Work to do: Retype every line from the start of the entries below down to the line with "62.3, 76.7, 101.6];", both ends included; skip the pictures.

Given records:
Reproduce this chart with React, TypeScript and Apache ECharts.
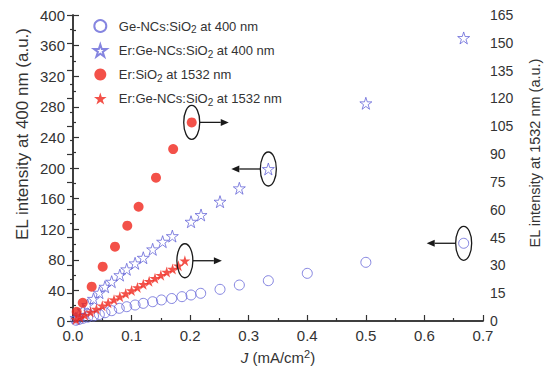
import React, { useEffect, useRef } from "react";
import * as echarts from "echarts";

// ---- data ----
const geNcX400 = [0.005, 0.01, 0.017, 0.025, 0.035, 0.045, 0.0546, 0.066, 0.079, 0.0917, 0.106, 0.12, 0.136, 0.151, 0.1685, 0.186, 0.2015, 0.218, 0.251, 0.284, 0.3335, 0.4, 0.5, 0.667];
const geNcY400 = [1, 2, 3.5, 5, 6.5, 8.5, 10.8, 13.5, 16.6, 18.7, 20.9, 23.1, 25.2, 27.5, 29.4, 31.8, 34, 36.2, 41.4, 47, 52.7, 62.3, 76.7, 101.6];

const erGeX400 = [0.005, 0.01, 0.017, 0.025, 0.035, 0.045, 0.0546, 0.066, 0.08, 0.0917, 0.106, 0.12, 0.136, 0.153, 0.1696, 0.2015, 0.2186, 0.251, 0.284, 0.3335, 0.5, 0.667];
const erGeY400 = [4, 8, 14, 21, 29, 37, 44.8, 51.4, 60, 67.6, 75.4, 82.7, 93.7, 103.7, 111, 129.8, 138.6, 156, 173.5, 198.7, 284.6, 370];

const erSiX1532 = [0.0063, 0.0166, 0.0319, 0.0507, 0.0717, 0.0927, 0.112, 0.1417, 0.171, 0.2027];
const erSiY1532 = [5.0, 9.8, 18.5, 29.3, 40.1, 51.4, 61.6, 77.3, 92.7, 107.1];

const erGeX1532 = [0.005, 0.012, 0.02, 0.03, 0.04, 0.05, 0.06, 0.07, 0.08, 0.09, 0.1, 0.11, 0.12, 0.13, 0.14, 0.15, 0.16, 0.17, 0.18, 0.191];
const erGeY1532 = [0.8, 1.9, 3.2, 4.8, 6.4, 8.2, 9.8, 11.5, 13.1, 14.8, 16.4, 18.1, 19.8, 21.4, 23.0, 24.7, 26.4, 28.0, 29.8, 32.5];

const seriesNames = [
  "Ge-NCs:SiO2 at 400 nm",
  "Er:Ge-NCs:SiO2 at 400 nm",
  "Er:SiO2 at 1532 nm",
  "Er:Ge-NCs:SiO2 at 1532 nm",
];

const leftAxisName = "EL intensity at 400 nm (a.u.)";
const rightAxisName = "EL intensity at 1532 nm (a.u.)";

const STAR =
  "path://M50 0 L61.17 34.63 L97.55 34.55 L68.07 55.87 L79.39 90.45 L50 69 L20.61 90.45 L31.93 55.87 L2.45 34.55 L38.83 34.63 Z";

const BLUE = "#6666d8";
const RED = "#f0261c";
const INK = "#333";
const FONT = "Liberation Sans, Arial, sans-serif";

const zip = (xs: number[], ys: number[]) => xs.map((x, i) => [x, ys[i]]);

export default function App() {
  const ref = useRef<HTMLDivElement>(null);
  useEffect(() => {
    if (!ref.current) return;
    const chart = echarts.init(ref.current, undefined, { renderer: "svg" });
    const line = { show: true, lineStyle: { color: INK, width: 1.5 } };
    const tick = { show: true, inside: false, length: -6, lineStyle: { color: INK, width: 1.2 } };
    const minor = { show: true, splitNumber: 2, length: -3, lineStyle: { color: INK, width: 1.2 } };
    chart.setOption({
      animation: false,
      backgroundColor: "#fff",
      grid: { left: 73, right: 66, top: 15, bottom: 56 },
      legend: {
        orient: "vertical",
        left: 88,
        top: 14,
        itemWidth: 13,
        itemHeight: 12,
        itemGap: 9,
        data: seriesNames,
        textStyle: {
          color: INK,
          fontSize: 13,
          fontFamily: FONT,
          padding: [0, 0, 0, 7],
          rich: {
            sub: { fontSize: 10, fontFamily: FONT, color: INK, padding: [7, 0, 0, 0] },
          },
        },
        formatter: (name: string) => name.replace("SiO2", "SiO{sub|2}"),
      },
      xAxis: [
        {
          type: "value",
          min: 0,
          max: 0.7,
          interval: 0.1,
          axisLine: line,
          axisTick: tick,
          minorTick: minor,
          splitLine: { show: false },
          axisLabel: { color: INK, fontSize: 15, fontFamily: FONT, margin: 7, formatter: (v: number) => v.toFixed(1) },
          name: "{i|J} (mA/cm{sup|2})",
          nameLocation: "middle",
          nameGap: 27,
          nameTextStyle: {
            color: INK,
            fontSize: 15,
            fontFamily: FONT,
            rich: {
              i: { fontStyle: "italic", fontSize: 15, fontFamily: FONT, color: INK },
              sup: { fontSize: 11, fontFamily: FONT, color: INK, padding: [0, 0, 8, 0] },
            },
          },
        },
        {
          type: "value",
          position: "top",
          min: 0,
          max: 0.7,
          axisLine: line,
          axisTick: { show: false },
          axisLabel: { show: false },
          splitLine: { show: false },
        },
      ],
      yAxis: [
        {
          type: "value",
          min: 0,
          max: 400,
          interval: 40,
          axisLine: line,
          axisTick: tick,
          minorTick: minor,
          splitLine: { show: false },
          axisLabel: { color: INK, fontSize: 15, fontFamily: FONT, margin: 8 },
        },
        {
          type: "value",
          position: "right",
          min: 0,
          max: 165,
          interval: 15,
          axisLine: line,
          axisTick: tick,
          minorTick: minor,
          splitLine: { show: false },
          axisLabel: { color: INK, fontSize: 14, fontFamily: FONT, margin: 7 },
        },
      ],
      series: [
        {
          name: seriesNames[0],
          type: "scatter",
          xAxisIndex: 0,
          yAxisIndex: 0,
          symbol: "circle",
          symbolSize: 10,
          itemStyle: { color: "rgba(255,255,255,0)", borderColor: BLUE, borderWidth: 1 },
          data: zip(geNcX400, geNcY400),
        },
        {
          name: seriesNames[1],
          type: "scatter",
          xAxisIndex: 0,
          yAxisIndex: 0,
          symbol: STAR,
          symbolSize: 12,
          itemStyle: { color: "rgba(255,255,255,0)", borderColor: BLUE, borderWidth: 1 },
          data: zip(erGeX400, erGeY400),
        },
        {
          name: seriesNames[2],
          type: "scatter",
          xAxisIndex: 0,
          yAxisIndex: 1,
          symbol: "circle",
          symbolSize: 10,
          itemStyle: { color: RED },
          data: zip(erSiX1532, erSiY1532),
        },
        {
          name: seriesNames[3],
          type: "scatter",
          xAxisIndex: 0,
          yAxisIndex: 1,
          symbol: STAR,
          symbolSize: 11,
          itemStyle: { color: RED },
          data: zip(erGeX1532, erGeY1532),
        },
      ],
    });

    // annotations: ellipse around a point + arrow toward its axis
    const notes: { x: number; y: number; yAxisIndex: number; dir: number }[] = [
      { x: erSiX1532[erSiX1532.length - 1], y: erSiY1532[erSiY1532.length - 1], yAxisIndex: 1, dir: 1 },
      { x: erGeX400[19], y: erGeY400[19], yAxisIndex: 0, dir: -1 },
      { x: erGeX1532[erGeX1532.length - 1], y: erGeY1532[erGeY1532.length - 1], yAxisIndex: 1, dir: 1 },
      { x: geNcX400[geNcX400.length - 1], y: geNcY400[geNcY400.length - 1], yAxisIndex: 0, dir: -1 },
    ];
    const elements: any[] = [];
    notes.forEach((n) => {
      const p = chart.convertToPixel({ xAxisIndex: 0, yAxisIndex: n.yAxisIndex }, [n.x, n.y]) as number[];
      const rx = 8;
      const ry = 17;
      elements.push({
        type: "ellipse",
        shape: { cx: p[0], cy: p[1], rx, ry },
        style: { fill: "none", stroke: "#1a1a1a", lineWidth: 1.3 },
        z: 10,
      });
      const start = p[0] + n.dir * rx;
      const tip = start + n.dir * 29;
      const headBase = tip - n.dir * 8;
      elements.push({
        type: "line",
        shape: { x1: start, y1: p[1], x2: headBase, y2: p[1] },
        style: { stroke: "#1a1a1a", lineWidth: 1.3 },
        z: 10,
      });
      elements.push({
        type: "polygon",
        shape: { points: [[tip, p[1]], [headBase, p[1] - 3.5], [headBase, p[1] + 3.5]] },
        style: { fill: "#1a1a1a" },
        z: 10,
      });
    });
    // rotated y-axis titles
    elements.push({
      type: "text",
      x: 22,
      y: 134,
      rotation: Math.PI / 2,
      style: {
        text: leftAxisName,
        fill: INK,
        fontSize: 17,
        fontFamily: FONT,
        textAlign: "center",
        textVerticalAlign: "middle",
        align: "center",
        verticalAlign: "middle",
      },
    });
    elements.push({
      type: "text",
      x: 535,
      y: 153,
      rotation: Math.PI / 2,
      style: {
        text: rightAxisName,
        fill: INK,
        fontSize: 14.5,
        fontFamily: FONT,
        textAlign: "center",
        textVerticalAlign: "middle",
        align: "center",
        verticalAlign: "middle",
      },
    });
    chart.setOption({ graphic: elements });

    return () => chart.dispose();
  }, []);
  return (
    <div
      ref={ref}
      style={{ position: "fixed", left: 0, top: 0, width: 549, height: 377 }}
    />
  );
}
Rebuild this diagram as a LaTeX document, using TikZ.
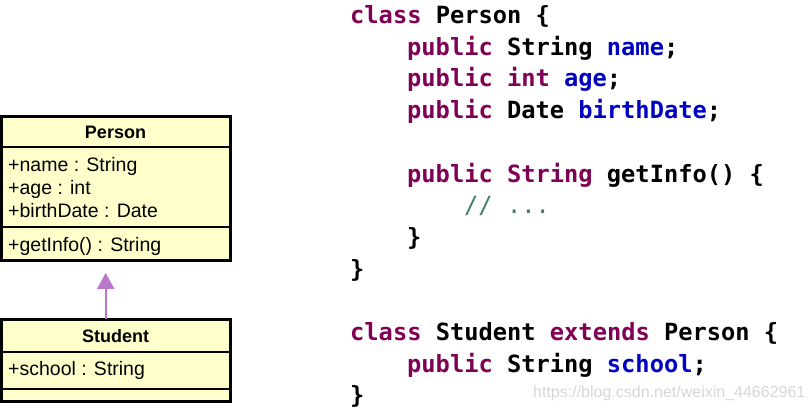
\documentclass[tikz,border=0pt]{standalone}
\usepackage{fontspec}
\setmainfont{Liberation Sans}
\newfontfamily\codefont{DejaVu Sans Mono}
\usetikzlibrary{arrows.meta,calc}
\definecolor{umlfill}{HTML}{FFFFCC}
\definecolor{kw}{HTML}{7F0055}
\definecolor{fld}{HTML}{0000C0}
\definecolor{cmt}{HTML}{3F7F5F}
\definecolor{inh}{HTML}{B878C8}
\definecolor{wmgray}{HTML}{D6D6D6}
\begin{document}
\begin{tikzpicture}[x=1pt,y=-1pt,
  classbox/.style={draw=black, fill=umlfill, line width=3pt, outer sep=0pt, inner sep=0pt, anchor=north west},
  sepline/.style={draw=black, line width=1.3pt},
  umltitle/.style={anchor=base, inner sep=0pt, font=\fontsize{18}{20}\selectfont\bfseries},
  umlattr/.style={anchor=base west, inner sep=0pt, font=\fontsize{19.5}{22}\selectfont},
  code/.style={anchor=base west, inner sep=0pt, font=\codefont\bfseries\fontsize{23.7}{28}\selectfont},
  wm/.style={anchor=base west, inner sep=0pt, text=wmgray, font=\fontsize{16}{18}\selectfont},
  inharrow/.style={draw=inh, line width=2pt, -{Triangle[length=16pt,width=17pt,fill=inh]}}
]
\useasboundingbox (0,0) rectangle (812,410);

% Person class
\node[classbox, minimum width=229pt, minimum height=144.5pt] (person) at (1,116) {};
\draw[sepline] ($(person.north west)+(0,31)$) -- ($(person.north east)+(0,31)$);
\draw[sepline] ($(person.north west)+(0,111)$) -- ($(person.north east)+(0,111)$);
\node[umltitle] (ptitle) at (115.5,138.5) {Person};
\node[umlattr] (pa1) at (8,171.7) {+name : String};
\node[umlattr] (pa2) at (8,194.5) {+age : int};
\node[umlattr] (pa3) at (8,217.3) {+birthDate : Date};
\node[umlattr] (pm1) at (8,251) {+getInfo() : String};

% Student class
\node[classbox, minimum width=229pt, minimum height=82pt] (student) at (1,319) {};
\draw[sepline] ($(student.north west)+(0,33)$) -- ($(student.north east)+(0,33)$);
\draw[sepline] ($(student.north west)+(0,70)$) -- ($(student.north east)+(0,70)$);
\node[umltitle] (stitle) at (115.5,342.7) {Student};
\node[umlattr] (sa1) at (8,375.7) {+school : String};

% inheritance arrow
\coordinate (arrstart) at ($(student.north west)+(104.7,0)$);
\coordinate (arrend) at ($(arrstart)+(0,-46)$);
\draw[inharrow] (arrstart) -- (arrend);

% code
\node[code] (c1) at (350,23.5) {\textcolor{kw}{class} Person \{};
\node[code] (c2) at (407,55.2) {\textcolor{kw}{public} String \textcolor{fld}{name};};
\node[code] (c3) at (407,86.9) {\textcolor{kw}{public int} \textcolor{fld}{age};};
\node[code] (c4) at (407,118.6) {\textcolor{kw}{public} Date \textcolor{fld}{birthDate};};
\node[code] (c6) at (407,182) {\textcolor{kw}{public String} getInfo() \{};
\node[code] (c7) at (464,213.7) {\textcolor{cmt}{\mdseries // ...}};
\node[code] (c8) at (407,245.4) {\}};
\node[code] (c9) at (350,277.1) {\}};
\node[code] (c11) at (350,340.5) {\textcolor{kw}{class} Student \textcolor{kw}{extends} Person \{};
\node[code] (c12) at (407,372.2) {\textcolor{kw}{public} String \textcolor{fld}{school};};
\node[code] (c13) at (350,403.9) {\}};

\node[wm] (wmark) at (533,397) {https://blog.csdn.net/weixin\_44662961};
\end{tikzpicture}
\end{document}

Solution below:
Reproduce this chart with React, TypeScript and Apache ECharts.
import React, { useEffect, useRef } from "react";
import * as echarts from "echarts";

// ---- data ----
const geNcX400 = [0.005, 0.01, 0.017, 0.025, 0.035, 0.045, 0.0546, 0.066, 0.079, 0.0917, 0.106, 0.12, 0.136, 0.151, 0.1685, 0.186, 0.2015, 0.218, 0.251, 0.284, 0.3335, 0.4, 0.5, 0.667];
const geNcY400 = [1, 2, 3.5, 5, 6.5, 8.5, 10.8, 13.5, 16.6, 18.7, 20.9, 23.1, 25.2, 27.5, 29.4, 31.8, 34, 36.2, 41.4, 47, 52.7, 62.3, 76.7, 101.6];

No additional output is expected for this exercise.